A central point Brooke wants to make is that instead of seeing science as intrinsically and inextricably secular, it is more correct to see it as neutral with respect to questions concerning God’s existence. This was the position taken by, for example, Thomas Henry Huxley, who saw science as neither Christian nor anti-Christian but “extra-Christian,” meaning that it had a scope and autonomy independent of religious interests. Darwin’s own agnosticism, moreover, derived not from his scientific discoveries  but a strong reaction against evangelical Christian preaching on heaven and hell.

The central problem with this myth then, according to Brooke, consists in the view that science, more than any other factor, is the sole agent of secularization.

Numerous sociological studies have demonstrated that conversions to unbelief are often associated with the change from conservative to radical politics, with religion being rejected as part of established, privileged society.

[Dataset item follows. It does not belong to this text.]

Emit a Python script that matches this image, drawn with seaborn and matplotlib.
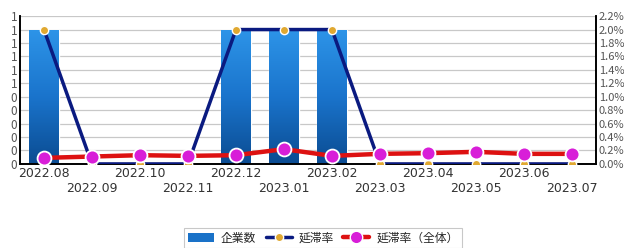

What’s more, historical research, such as higher criticism of the Bible, more than scientific research, proved far more subversive and fatal to conservative belief, as “biblical writers came to be seen not as timeless authorities but as unreliable products of their own culture.”

All these factors leads Brooke to conclude that it is “wiser to look to long-term changes in social structure and to changes in religion itself if one wishes to understand the momentum of secularity.” Indeed, in modern times, the expansion of secularism can be correlated with social, political, and economic transformations having little direct connection with science. Brooke points to social and geographical mobility; growth in capitalism, commerce, and consumerism; secular values promoted in the sphere of education and by the media; and the growth of national solidarity and ideology of political parties have all attempted to replace traditional religious beliefs in one way or another. Because different countries and cultures have experienced the tension between secular and religious values in contrasting ways, “there is no one, universal process of secularization that can be ascribed to science or to any other factor.”